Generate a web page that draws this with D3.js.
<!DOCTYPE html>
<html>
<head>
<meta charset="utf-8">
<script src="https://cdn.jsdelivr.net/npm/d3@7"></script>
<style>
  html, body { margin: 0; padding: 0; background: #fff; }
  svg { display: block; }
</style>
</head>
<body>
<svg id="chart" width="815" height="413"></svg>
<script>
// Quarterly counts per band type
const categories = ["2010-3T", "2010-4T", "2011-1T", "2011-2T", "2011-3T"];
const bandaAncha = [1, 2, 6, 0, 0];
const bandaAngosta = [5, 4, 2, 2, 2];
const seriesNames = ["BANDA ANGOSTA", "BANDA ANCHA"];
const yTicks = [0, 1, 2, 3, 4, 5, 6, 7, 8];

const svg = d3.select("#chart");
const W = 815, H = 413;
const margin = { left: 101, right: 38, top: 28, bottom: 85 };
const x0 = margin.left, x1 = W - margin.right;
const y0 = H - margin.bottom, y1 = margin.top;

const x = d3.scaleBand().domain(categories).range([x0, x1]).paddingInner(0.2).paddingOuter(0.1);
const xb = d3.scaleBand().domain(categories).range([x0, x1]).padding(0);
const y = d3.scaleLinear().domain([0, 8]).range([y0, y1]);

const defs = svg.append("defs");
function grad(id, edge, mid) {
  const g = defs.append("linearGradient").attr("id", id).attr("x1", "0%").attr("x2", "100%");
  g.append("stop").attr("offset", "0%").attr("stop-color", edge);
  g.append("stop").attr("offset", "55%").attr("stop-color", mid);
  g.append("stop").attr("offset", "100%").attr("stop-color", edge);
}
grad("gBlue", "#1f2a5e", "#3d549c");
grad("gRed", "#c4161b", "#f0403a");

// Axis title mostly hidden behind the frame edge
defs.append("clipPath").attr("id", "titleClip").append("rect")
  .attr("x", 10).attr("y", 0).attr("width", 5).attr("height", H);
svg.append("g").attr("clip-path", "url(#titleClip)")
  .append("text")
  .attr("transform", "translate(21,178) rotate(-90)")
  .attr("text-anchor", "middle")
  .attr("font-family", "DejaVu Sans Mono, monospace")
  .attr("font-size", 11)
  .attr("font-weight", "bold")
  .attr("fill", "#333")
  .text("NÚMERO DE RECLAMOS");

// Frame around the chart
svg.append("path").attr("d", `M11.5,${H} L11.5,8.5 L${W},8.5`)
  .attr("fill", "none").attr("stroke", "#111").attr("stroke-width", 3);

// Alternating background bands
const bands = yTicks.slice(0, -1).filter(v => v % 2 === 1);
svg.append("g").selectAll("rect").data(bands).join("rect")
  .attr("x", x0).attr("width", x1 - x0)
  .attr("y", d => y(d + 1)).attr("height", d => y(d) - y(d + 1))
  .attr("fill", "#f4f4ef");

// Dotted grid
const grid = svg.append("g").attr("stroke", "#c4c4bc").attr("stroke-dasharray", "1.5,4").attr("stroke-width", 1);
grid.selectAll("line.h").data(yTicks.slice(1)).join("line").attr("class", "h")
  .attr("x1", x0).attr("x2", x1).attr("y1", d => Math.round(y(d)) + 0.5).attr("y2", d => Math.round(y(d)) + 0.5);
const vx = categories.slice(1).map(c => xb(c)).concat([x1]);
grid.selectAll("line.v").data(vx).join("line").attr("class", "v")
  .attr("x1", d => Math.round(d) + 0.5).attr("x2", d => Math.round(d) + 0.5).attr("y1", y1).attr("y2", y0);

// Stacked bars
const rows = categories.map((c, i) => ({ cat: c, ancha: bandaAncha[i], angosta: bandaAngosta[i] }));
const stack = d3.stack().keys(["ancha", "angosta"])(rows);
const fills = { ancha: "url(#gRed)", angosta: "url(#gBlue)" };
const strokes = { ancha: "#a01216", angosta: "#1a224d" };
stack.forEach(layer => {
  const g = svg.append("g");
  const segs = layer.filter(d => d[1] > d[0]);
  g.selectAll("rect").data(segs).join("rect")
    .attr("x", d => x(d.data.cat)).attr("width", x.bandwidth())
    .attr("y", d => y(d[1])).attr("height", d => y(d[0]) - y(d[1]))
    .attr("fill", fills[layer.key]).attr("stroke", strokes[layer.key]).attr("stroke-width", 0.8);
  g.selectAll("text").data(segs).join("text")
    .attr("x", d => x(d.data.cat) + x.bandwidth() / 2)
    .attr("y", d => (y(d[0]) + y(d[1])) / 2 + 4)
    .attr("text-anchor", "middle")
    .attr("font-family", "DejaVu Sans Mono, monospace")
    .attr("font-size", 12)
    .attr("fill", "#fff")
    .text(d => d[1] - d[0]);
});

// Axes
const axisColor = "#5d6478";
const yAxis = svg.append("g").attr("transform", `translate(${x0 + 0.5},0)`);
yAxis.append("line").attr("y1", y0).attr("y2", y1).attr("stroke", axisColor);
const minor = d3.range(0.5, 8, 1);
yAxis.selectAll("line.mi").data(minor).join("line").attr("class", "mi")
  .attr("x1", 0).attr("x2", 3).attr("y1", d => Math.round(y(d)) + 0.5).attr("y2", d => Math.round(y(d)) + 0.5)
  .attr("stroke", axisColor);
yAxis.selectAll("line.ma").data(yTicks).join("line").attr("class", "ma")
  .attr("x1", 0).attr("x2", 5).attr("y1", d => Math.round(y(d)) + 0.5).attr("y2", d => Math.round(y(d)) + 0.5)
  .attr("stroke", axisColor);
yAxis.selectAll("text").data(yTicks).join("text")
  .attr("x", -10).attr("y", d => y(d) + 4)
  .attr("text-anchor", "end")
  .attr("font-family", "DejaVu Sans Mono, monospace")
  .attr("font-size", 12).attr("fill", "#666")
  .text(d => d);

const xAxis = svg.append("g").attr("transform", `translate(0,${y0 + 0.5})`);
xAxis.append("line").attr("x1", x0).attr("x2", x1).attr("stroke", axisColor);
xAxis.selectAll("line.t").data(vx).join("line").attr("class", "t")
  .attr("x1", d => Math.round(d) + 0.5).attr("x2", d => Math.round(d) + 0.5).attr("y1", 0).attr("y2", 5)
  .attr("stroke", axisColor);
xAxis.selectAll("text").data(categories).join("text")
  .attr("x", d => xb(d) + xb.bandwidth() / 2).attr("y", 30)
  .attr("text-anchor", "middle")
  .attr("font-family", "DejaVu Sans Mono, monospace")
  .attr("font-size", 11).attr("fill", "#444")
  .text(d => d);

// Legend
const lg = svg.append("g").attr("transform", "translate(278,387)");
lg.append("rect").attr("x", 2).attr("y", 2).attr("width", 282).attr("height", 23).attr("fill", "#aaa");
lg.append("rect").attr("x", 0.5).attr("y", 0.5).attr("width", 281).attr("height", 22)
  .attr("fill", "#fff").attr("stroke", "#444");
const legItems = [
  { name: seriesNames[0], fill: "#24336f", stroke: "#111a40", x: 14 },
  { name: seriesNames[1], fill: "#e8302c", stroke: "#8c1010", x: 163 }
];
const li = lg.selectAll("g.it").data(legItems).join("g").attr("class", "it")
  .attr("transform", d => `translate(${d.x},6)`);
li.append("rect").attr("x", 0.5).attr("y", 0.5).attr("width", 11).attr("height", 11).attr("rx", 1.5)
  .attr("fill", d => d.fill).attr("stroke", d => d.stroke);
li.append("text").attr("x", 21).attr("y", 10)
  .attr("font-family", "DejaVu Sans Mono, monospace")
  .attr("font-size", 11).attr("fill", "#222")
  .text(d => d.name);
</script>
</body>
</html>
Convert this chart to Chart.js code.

■ ■ ■

Return a copy of every line that includes the word "chart".

<svg id="chart" width="815" height="413"></svg>
const svg = d3.select("#chart");
// Frame around the chart
Convert this chart to Chart.js code.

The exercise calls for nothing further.